┌────────
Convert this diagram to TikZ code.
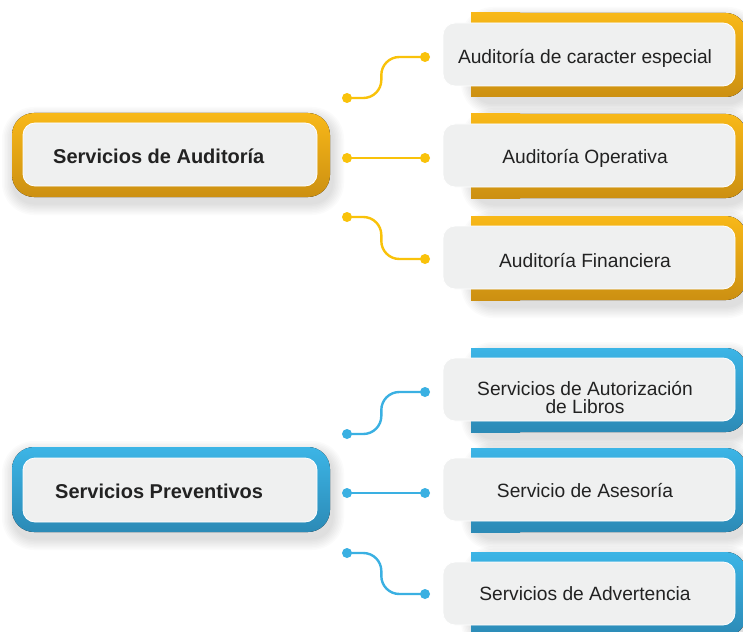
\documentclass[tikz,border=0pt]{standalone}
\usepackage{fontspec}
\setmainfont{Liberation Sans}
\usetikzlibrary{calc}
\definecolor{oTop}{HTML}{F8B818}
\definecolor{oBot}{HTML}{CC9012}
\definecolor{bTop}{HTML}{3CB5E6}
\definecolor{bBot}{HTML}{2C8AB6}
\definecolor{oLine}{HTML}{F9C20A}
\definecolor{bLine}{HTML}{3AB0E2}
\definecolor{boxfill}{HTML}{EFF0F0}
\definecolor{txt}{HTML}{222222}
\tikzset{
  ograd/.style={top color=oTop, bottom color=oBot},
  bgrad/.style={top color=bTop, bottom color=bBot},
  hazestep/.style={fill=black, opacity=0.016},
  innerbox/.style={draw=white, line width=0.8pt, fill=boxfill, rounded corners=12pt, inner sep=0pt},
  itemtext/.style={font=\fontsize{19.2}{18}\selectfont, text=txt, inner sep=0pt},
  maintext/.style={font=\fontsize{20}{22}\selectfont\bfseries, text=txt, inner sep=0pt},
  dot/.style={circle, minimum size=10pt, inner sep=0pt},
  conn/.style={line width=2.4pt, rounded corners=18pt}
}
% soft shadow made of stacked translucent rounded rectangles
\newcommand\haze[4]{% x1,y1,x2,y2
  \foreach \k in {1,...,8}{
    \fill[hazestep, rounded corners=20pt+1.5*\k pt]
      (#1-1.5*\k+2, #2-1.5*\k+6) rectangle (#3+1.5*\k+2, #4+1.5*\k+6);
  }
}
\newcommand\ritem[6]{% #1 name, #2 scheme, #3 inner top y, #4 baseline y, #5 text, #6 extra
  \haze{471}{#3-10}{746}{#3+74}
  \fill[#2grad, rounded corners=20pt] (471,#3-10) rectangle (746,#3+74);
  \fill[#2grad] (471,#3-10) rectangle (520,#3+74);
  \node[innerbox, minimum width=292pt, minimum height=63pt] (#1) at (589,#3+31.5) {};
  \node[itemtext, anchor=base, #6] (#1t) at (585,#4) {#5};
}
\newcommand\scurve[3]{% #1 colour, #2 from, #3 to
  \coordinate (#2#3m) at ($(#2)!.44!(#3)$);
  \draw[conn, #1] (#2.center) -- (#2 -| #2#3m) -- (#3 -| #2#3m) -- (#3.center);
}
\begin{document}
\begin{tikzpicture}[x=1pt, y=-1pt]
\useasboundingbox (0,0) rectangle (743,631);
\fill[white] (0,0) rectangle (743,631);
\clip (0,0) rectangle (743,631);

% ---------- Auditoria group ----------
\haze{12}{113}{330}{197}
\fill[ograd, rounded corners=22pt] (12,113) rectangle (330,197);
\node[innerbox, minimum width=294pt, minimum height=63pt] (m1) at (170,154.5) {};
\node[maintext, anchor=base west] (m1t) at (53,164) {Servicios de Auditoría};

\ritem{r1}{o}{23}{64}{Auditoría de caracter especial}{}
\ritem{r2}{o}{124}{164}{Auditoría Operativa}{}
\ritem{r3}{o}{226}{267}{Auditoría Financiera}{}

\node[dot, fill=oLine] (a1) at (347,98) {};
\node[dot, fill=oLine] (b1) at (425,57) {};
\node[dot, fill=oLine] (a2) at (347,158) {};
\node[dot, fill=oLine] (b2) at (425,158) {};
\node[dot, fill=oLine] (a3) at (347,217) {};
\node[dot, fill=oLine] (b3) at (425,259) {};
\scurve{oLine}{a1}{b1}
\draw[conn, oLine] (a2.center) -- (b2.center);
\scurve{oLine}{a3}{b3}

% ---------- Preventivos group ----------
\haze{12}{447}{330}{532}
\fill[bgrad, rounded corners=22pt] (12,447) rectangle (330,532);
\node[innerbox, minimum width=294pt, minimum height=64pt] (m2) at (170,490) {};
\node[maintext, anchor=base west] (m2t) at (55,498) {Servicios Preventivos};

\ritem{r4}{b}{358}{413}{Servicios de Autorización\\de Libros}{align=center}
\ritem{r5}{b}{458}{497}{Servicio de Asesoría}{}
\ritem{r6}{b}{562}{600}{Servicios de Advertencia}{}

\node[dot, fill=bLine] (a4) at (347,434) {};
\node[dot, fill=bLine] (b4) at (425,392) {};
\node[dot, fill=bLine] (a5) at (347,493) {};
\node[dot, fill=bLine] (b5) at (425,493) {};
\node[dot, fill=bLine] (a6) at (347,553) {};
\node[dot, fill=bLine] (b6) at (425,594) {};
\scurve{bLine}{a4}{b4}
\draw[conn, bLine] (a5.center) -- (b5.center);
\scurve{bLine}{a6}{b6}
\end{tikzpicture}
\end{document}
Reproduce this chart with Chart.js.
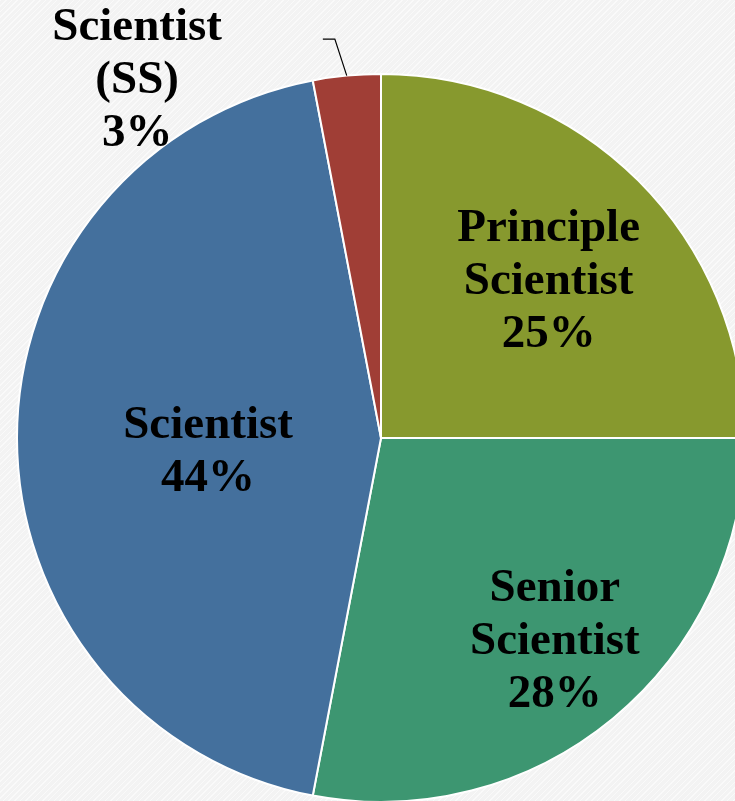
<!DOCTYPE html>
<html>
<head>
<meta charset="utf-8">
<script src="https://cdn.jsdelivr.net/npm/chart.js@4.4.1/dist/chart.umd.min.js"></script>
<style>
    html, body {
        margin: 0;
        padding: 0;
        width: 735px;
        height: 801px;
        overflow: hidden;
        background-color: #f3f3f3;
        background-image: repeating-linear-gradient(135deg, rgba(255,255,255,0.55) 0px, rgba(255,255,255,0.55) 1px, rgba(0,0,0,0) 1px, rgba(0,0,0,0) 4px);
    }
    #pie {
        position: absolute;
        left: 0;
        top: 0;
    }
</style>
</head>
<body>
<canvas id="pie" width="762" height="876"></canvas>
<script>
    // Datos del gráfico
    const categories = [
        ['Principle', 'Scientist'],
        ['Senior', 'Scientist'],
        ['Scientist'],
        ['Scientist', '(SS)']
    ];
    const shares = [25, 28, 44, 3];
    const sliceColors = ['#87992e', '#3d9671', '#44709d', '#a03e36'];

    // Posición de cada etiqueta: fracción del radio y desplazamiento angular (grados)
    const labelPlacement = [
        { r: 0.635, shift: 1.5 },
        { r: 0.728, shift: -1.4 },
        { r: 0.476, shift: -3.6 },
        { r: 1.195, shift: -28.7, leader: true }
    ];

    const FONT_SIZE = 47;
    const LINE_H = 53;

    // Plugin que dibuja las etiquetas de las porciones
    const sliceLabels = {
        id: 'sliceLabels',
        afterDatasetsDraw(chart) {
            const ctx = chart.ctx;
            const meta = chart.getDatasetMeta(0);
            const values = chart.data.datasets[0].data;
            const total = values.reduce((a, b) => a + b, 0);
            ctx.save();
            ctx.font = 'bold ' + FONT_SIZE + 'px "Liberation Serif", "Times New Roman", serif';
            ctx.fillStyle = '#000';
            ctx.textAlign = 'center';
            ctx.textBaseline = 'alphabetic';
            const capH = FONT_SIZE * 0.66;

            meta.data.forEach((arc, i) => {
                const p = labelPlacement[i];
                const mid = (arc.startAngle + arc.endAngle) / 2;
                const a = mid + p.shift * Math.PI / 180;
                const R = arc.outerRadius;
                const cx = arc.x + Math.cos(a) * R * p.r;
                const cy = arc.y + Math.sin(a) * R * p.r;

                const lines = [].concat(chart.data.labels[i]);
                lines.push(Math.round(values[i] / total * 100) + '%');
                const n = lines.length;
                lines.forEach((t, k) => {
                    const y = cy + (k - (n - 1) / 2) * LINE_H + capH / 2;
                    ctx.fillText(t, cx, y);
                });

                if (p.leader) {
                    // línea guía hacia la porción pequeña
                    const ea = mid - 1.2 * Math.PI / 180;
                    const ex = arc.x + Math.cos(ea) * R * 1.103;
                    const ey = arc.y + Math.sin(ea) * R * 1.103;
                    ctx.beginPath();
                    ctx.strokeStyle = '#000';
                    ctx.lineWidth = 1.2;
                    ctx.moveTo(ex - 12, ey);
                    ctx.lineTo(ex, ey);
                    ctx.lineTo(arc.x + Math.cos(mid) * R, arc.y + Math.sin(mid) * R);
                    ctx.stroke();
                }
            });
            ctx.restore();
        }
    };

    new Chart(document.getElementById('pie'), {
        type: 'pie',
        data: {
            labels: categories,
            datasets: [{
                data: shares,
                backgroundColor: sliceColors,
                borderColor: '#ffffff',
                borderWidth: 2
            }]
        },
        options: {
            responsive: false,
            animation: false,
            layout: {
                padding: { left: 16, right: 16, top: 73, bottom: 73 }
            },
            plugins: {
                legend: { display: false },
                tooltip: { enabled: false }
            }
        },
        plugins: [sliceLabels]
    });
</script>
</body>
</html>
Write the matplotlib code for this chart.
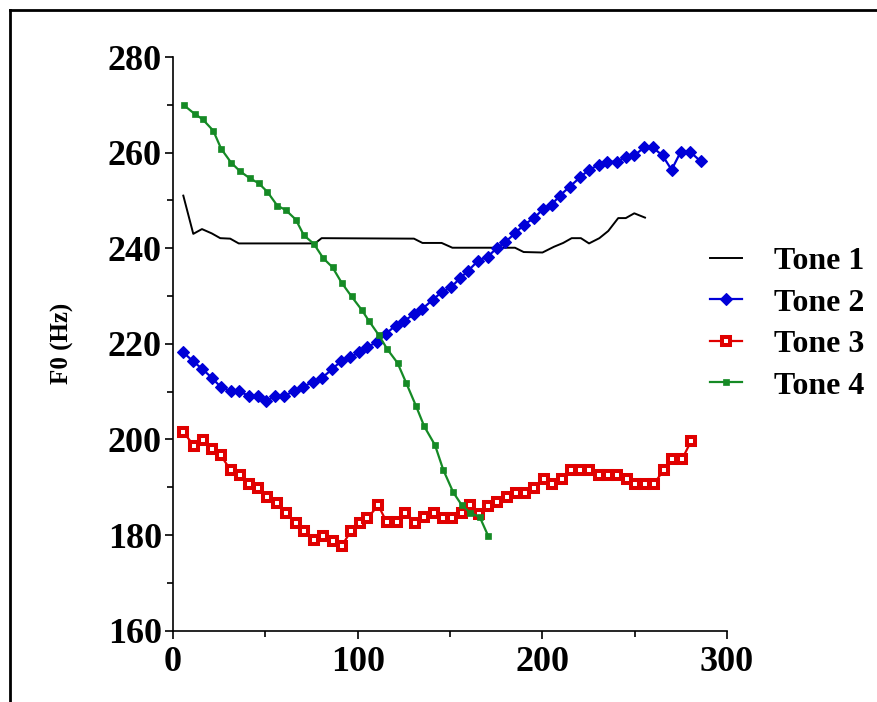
└────────
#### WHAT YOU NEED TO DO
Tally how many lines of the records hold the word "code". Answer with the number only.

#### EXERCISE SOLUTION
2